Political Pressure Mounts on Monetary Guardians
Global leaders, grappling with the electoral poison of persistent inflation, are increasingly challenging the autonomy of their central banks. When citizens feel poorer, politicians fear the consequences, making the monthly deliberations of unelected officials behind closed doors a target for intervention.
In the United States, Donald Trump has once again taken aim at the Federal Reserve. While former advisors Kevin Hassett and Kevin Warsh are frontrunners for Chair, Trump has orchestrated a prolonged public selection process, reminiscent of his reality TV catchphrase. The situation remains fluid: it is unclear if Jerome Powell will depart entirely after his term, who will replace the dovish Stephen Miran when his term ends in January 2026, or what will happen to Lisa Cook after Trump's attempt to remove her.
A Global Pattern of Intervention
Trump's behaviour is not new but has escalated. He previously blamed the Fed for rate hikes, and now his radical policy platform—featuring tighter immigration, higher tariffs, and a mix of stimulus and tax cuts—threatens to fuel inflation. This risk is compounded by issuing more government debt while simultaneously pressuring the central bank to cut rates, a heady concoction for financial markets to digest.
He is not alone. In Europe, President Emmanuel Macron recently told Les Echos that the European Central Bank's sole mandate should be rethought in light of geopolitics, arguing for a focus on growth and employment alongside inflation. The ECB has remained quiet, perhaps noting Macron's own political challenges with an election due in 2027.

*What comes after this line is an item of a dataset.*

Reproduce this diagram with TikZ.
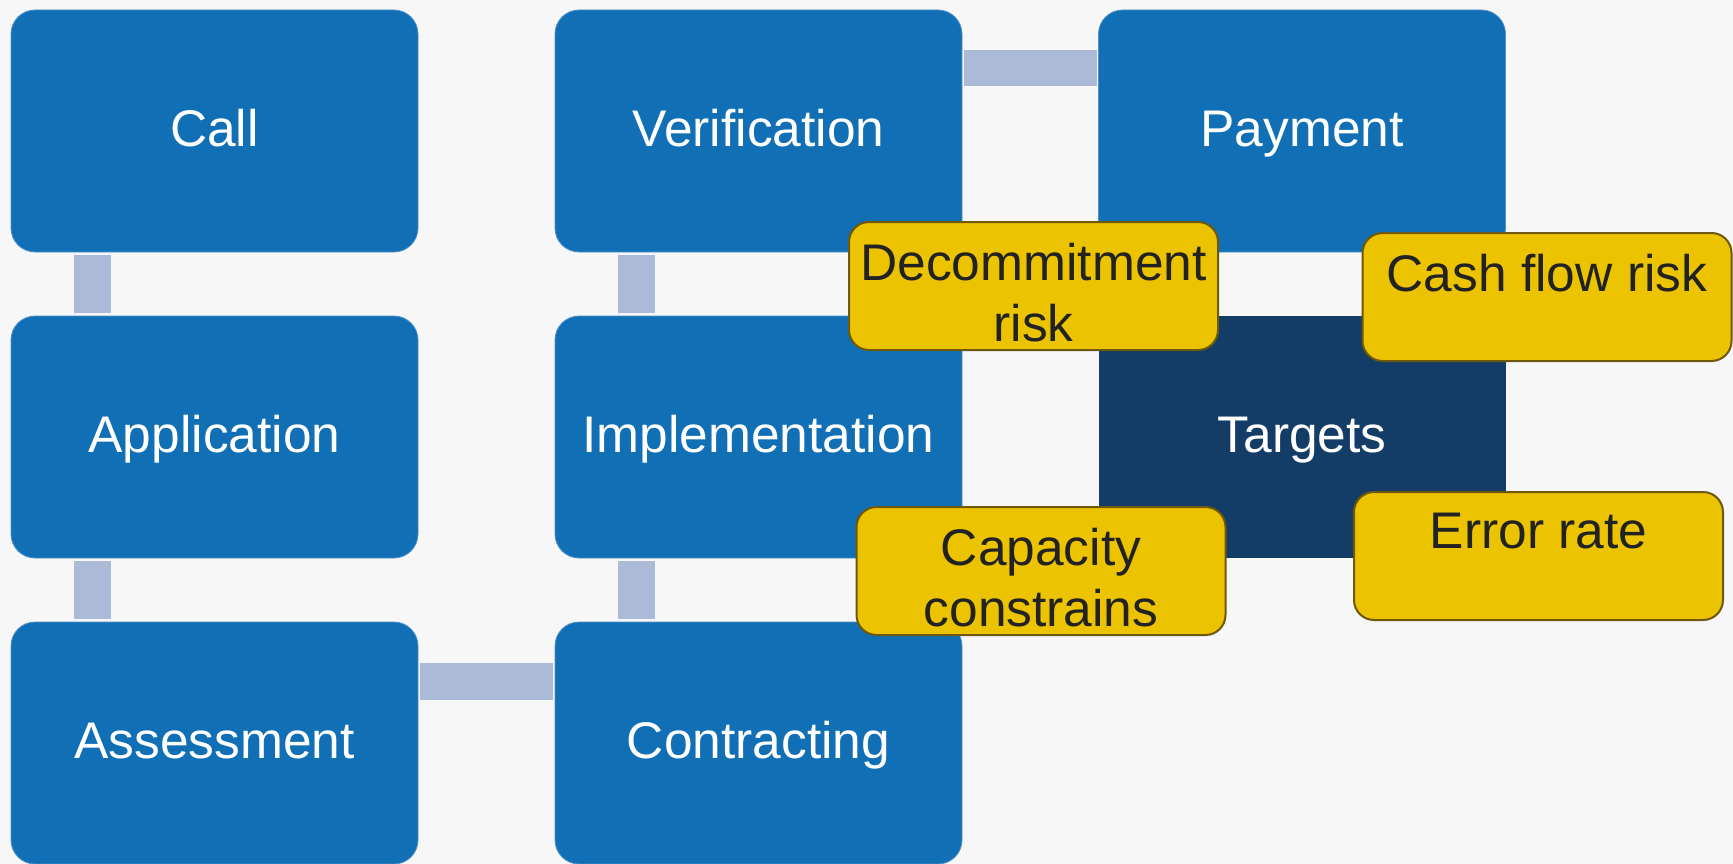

In the UK, Chancellor Rachel Reeves has been keen to link government policy to the Bank of England's decisions. Before the Treasury Select Committee, she highlighted testimony from Deputy Governor Clare Lombardelli, claiming budget measures would reduce inflation by 0.4 to 0.5 percentage points next year. While a finance minister welcoming rate cuts is normal, the eagerness to associate with monetary decisions risks blurring a boundary carefully established since the Bank's independence in 1997.

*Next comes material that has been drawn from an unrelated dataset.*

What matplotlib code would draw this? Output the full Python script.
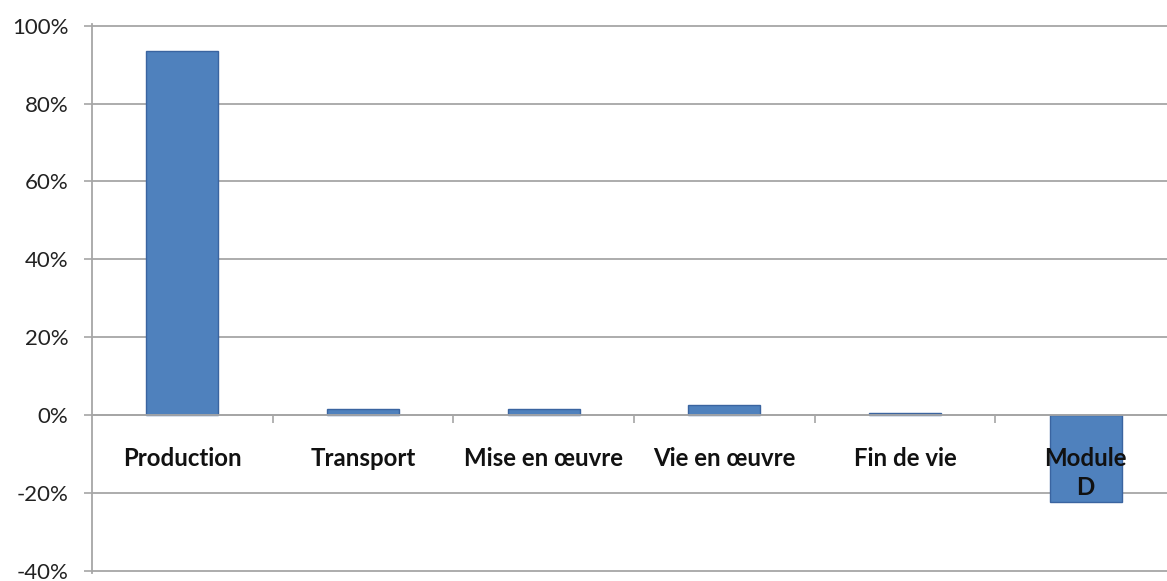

The High Stakes of Undermining Independence
The timing of this pressure is critical. Inflation has only recently been tamed, global debt is high, and geopolitical risks are rising. Stability has never been more valuable. Markets can price in tough but predictable decisions; uncertainty over who is truly in charge generates a damaging risk premium.
While debate over the role of central banks is healthy, politicians directly reaching for the levers of monetary policy may find the economic machinery begins to shudder. Given that voters ultimately pay the price for market volatility, elected leaders should think carefully before demanding a seat at the table.